PROBLEM TO SOLVE
Retype the opening lines of the listing below, ending with the line that contains "2.68e-5, 1.32e-5, 6.5e-6];", and leave out any pictures.

━━━━━━━━━━━━━━━━

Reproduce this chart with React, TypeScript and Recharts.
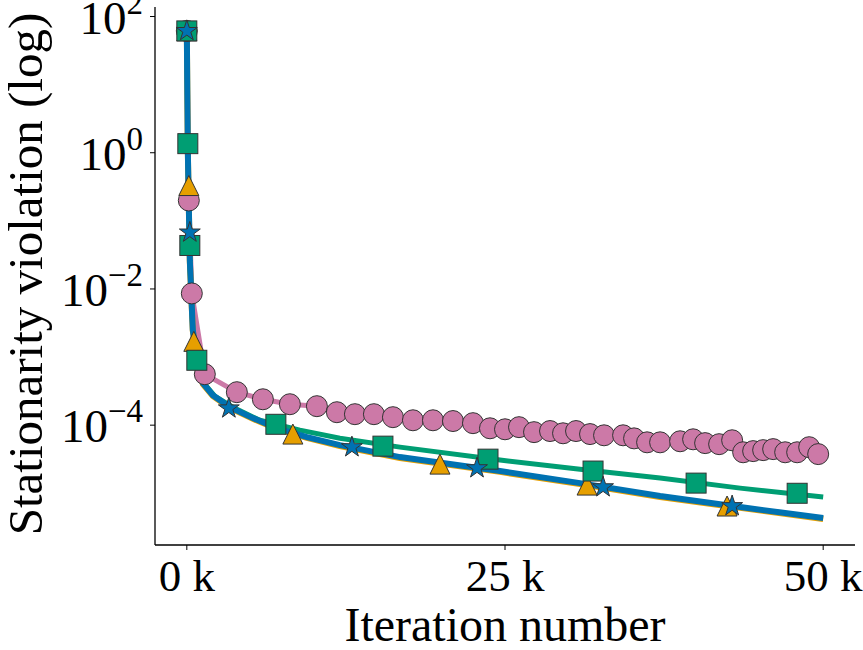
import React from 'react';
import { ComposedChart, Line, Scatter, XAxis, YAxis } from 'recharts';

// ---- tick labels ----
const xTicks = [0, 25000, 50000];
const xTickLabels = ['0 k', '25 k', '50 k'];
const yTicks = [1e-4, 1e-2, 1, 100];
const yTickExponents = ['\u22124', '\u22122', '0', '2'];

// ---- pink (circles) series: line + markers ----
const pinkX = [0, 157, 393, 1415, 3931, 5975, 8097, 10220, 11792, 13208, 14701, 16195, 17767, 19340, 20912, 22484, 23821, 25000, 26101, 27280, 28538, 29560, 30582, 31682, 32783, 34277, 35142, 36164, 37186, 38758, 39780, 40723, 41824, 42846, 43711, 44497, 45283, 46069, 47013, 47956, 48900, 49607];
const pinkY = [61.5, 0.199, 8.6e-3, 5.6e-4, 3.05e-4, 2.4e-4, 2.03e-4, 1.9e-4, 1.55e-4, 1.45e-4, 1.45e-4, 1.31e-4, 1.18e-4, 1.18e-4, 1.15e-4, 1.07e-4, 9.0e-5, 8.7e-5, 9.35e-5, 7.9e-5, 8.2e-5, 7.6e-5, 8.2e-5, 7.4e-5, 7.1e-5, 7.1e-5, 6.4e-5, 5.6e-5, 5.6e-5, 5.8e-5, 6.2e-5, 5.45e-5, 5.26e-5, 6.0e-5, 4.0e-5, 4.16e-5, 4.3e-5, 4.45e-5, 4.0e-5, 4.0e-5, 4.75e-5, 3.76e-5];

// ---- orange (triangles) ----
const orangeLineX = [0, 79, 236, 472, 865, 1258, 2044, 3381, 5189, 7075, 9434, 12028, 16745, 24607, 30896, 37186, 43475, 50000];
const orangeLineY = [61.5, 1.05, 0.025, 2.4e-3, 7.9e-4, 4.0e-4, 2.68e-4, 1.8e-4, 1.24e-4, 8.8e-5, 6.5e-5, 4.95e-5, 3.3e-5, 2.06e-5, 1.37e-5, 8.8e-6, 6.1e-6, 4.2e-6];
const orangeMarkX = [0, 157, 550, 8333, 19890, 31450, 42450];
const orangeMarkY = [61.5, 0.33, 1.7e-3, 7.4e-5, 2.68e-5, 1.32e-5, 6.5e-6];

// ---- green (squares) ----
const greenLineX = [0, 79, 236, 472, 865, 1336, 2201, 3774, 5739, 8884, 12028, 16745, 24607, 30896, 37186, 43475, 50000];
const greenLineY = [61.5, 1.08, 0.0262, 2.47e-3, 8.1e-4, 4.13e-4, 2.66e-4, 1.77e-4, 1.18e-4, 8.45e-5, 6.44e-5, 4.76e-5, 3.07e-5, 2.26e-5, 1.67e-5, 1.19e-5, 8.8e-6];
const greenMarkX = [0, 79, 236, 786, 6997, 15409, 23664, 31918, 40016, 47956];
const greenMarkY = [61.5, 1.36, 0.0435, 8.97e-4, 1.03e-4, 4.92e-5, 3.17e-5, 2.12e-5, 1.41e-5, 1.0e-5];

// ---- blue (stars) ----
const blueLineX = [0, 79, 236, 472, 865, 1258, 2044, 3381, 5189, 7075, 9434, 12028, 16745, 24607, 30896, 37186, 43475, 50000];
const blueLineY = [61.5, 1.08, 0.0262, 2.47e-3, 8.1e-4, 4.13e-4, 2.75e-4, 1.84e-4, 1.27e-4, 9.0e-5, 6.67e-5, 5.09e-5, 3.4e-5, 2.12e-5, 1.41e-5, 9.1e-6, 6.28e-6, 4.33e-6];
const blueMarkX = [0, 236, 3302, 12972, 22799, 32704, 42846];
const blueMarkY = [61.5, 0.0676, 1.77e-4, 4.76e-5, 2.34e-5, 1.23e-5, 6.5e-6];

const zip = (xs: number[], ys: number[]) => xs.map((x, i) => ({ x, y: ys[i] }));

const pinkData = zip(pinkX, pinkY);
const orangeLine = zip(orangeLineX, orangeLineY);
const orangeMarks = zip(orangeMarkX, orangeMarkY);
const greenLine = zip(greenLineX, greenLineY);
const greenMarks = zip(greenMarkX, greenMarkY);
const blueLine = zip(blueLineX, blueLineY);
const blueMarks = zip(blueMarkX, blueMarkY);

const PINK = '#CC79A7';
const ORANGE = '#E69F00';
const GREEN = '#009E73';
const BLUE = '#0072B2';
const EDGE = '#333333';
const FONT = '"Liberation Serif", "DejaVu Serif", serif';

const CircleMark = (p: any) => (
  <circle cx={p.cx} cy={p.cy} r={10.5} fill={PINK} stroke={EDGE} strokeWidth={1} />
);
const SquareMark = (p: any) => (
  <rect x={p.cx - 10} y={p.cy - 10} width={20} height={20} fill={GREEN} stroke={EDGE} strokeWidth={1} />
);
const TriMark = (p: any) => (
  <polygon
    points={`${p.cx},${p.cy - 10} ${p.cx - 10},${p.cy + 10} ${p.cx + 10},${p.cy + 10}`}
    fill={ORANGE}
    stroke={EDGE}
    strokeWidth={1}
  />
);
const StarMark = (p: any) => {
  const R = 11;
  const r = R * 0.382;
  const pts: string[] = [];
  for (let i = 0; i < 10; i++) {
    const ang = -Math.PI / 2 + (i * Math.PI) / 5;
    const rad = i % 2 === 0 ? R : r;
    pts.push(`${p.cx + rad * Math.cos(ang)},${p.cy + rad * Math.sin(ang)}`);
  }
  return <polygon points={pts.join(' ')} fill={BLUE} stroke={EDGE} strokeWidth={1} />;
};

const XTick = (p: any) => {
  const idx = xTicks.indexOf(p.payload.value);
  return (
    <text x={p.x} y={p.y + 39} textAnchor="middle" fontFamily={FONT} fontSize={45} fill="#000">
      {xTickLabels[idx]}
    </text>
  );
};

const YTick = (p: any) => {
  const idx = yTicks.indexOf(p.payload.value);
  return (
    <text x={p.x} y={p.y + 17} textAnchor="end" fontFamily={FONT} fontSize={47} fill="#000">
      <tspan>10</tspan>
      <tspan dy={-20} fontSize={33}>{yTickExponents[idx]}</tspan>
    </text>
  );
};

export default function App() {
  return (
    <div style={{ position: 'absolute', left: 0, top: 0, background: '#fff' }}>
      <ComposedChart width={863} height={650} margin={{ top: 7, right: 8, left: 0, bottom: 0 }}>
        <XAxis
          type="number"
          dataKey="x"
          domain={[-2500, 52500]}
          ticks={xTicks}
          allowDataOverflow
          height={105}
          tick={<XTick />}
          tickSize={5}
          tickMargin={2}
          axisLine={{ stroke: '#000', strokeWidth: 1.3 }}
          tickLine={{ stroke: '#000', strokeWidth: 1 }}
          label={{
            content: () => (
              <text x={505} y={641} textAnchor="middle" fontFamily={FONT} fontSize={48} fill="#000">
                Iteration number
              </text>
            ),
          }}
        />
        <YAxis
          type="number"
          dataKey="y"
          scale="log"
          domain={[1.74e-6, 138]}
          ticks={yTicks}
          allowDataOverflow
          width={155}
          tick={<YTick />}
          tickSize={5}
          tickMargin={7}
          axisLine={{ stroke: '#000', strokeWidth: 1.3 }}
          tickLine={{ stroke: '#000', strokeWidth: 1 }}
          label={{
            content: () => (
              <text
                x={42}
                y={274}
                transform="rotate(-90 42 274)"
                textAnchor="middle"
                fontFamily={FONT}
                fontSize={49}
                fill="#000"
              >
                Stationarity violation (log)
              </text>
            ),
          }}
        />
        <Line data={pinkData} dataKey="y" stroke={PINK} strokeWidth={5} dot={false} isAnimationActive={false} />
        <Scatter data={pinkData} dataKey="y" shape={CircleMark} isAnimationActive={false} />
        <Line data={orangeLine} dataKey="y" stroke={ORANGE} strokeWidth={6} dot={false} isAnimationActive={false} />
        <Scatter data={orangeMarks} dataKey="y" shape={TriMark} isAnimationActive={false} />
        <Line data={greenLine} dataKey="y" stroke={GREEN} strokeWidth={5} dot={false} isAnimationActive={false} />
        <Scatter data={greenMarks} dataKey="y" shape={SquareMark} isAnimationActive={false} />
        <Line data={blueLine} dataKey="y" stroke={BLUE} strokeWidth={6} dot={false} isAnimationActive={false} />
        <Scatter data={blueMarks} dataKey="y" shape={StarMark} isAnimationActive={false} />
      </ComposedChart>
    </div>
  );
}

━━━━━━━━━━━━━━━━

TASK RESPONSE
Reproduce this chart with React, TypeScript and Recharts.
import React from 'react';
import { ComposedChart, Line, Scatter, XAxis, YAxis } from 'recharts';

// ---- tick labels ----
const xTicks = [0, 25000, 50000];
const xTickLabels = ['0 k', '25 k', '50 k'];
const yTicks = [1e-4, 1e-2, 1, 100];
const yTickExponents = ['\u22124', '\u22122', '0', '2'];

// ---- pink (circles) series: line + markers ----
const pinkX = [0, 157, 393, 1415, 3931, 5975, 8097, 10220, 11792, 13208, 14701, 16195, 17767, 19340, 20912, 22484, 23821, 25000, 26101, 27280, 28538, 29560, 30582, 31682, 32783, 34277, 35142, 36164, 37186, 38758, 39780, 40723, 41824, 42846, 43711, 44497, 45283, 46069, 47013, 47956, 48900, 49607];
const pinkY = [61.5, 0.199, 8.6e-3, 5.6e-4, 3.05e-4, 2.4e-4, 2.03e-4, 1.9e-4, 1.55e-4, 1.45e-4, 1.45e-4, 1.31e-4, 1.18e-4, 1.18e-4, 1.15e-4, 1.07e-4, 9.0e-5, 8.7e-5, 9.35e-5, 7.9e-5, 8.2e-5, 7.6e-5, 8.2e-5, 7.4e-5, 7.1e-5, 7.1e-5, 6.4e-5, 5.6e-5, 5.6e-5, 5.8e-5, 6.2e-5, 5.45e-5, 5.26e-5, 6.0e-5, 4.0e-5, 4.16e-5, 4.3e-5, 4.45e-5, 4.0e-5, 4.0e-5, 4.75e-5, 3.76e-5];

// ---- orange (triangles) ----
const orangeLineX = [0, 79, 236, 472, 865, 1258, 2044, 3381, 5189, 7075, 9434, 12028, 16745, 24607, 30896, 37186, 43475, 50000];
const orangeLineY = [61.5, 1.05, 0.025, 2.4e-3, 7.9e-4, 4.0e-4, 2.68e-4, 1.8e-4, 1.24e-4, 8.8e-5, 6.5e-5, 4.95e-5, 3.3e-5, 2.06e-5, 1.37e-5, 8.8e-6, 6.1e-6, 4.2e-6];
const orangeMarkX = [0, 157, 550, 8333, 19890, 31450, 42450];
const orangeMarkY = [61.5, 0.33, 1.7e-3, 7.4e-5, 2.68e-5, 1.32e-5, 6.5e-6];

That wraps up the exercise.